There are two main areas to invest in property:
- Tallinn – Located on the northern coast of Estonia on the Gulf of Finland, about 80 kms south of Helsinki, Tallinn is the capital city and main seaport of Estonia. With its medieval charm and ongoing and unmet demand for real estate, the influx of investment in the city looks to continue.
- Baltic Sea Coast – This very popular stretch of coastline is located in southwestern Estonia. With its stretch of white sand beach and picturesque old town centre, Parnu is the beach and health resort town that everyone heads for. Since 1996 Pärnu has been known as Estonia's Summer Capital and has been nominated as a candidate for the European Capital of Culture in 2011.
How is the Tourist Market?
- In terms of tourism, Estonia is one of Europe’s fastest growing country. With this rapid growth accommodations can be hard to come by during peek seasons, offering great opportunities to those wishing to invest in the rental market.
- Estonia offers many attractions to tourists, including a rich culture and pleasant summer climate. Tallinn’s very attractive medieval centre is one of the main tourist drivers that is helping to boost the tourist economy. According to the Tallinn City Tourist Office, foreign tourists made 1.212 million trips to Tallinn each year.
How do you travel to Estonia?
- Low-cost flights are readily available with EasyJet flying directly to Tallinn from London Stansted and Berlin, along with Estonian Air flights from London Gatwick, Manchester and many other European cities. The flight is about 3 hours from the UK.
- Flights are available from North America by flying directly to a major European city, such as London and connecting with a low cost carrier from there.
What visas are required for short and long-term stays?
- Short Stay - As of 1 May 2004, citizens of the EU and of the EEA Member States as well as citizens of the Swiss Confederation are free to enter Estonia without a visa.
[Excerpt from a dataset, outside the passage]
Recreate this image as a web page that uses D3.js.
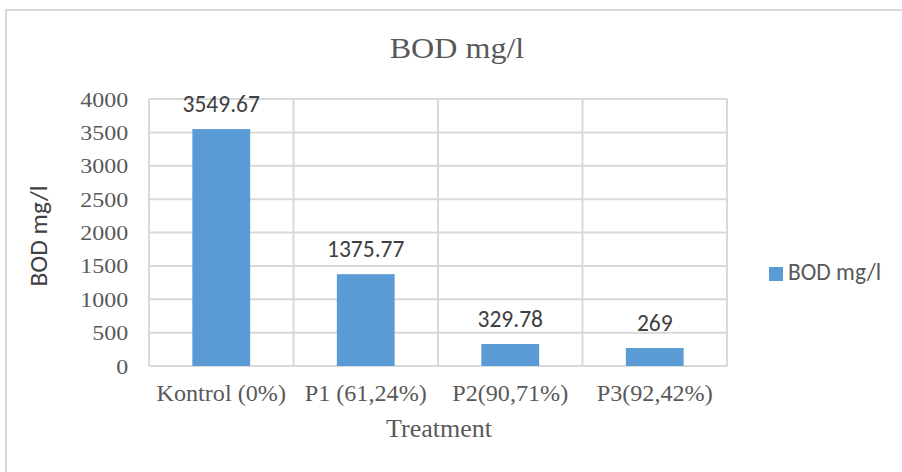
<!DOCTYPE html>
<html>
<head>
<meta charset="utf-8">
<script src="https://cdn.jsdelivr.net/npm/d3@7"></script>
<style>
  body { margin: 0; background: #fff; }
  svg { display: block; }
</style>
</head>
<body>
<script>
// Chart data
var categories = ["Kontrol (0%)", "P1 (61,24%)", "P2(90,71%)", "P3(92,42%)"];
var bodValues = [3549.67, 1375.77, 329.78, 269];
var valueLabels = ["3549.67", "1375.77", "329.78", "269"];
var yTicks = [0, 500, 1000, 1500, 2000, 2500, 3000, 3500, 4000];
var seriesName = "BOD mg/l";

// Set the dimensions of the canvas / plot area
var W = 902, H = 472;
var plot = {left: 149, right: 727, top: 99, bottom: 366};

var serif = "'Liberation Serif', 'Times New Roman', serif";
var sans = "Carlito, 'Open Sans', 'Liberation Sans', sans-serif";

var svg = d3.select("body").append("svg")
    .attr("width", W)
    .attr("height", H);

// outer chart border (runs off the right and bottom edge)
svg.append("rect")
    .attr("x", 6).attr("y", 10)
    .attr("width", W + 20).attr("height", H + 20)
    .attr("fill", "#fff")
    .attr("stroke", "#d9d9d9")
    .attr("stroke-width", 2);

// Set the ranges
var x = d3.scaleBand()
    .domain(categories)
    .range([plot.left, plot.right])
    .paddingInner(0.6)
    .paddingOuter(0.3);
var xb = d3.scaleBand().domain(categories).range([plot.left, plot.right]);
var y = d3.scaleLinear().domain([0, 4000]).range([plot.bottom, plot.top]);

// horizontal grid
svg.append("g").selectAll("line")
    .data(yTicks)
    .enter().append("line")
    .attr("x1", plot.left).attr("x2", plot.right)
    .attr("y1", function(d) { return y(d); })
    .attr("y2", function(d) { return y(d); })
    .attr("stroke", "#d9d9d9")
    .attr("stroke-width", 2);

// vertical grid at category boundaries
var bounds = categories.map(function(c) { return xb(c); }).concat([plot.right]);
svg.append("g").selectAll("line")
    .data(bounds)
    .enter().append("line")
    .attr("x1", function(d) { return d; }).attr("x2", function(d) { return d; })
    .attr("y1", plot.top).attr("y2", plot.bottom)
    .attr("stroke", "#d9d9d9")
    .attr("stroke-width", 2);

// bars
svg.append("g").selectAll("rect")
    .data(bodValues)
    .enter().append("rect")
    .attr("x", function(d, i) { return x(categories[i]); })
    .attr("width", x.bandwidth())
    .attr("y", function(d) { return y(d); })
    .attr("height", function(d) { return y(0) - y(d); })
    .attr("fill", "#5b9bd5");

// value labels
svg.append("g").selectAll("text")
    .data(bodValues)
    .enter().append("text")
    .attr("x", function(d, i) { return x(categories[i]) + x.bandwidth() / 2; })
    .attr("y", function(d) { return y(d) - 17; })
    .attr("text-anchor", "middle")
    .style("font-family", sans)
    .style("font-size", "23.5px")
    .attr("fill", "#404040")
    .text(function(d, i) { return valueLabels[i]; });

// Y axis labels
var yAxis = d3.axisLeft(y).tickValues(yTicks).tickFormat(d3.format("d"))
    .tickSize(0).tickPadding(19);
var gy = svg.append("g")
    .attr("transform", "translate(" + plot.left + ",0)")
    .call(yAxis);
gy.select(".domain").remove();
gy.selectAll("text")
    .attr("transform", "scale(1.09,1)")
    .style("font-family", serif)
    .style("font-size", "22px")
    .attr("fill", "#595959");

// X axis labels
var xAxis = d3.axisBottom(xb).tickSize(0).tickPadding(19);
var gx = svg.append("g")
    .attr("transform", "translate(0," + plot.bottom + ")")
    .call(xAxis);
gx.select(".domain").remove();
gx.selectAll("text")
    .attr("transform", "scale(1.05,1)")
    .style("font-family", serif)
    .style("font-size", "23px")
    .attr("fill", "#595959");

// title
svg.append("text")
    .attr("transform", "translate(457,58) scale(1.07,1)")
    .attr("text-anchor", "middle")
    .style("font-family", serif)
    .style("font-size", "30px")
    .attr("fill", "#595959")
    .text(seriesName);

// x axis title
svg.append("text")
    .attr("transform", "translate(439,437)")
    .attr("text-anchor", "middle")
    .style("font-family", serif)
    .style("font-size", "26px")
    .attr("fill", "#595959")
    .text("Treatment");

// y axis title
svg.append("text")
    .attr("transform", "translate(47,236) rotate(-90)")
    .attr("text-anchor", "middle")
    .style("font-family", sans)
    .style("font-size", "25.5px")
    .attr("fill", "#404040")
    .text(seriesName);

// legend
var legend = svg.append("g").attr("transform", "translate(769,267)");
legend.append("rect")
    .attr("width", 14).attr("height", 14)
    .attr("fill", "#5b9bd5");
legend.append("text")
    .attr("x", 19).attr("y", 13)
    .style("font-family", sans)
    .style("font-size", "23.5px")
    .attr("fill", "#595959")
    .text(seriesName);
</script>
</body>
</html>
The only documentation required for them to enter Estonia is a valid personal ID card or passport. In accordance with the EU’s common visa policy, citizens of certain countries do not need a visa for the entry and short stay in Estonia (up to 90 days within six month) this includes the US and Canada (A full list can be obtained from the Estonian Ministry of Foreign Affairs). All other countries require a short-stay visa.
- Long Stay - Anyone staying in Estonia for more than 90 days (180 days for Brits) needs either a residence permit or a business visa. These documents need to be obtained before arriving in Estonia, as they are not available at the boarder. A long-term residence permit may be issued when you have stayed in Estonia for at least five years on a temporary residence permit. Once you have stayed permanently in Estonia on the basis of a long-term residence permit for at least five years, you may apply for citizenship.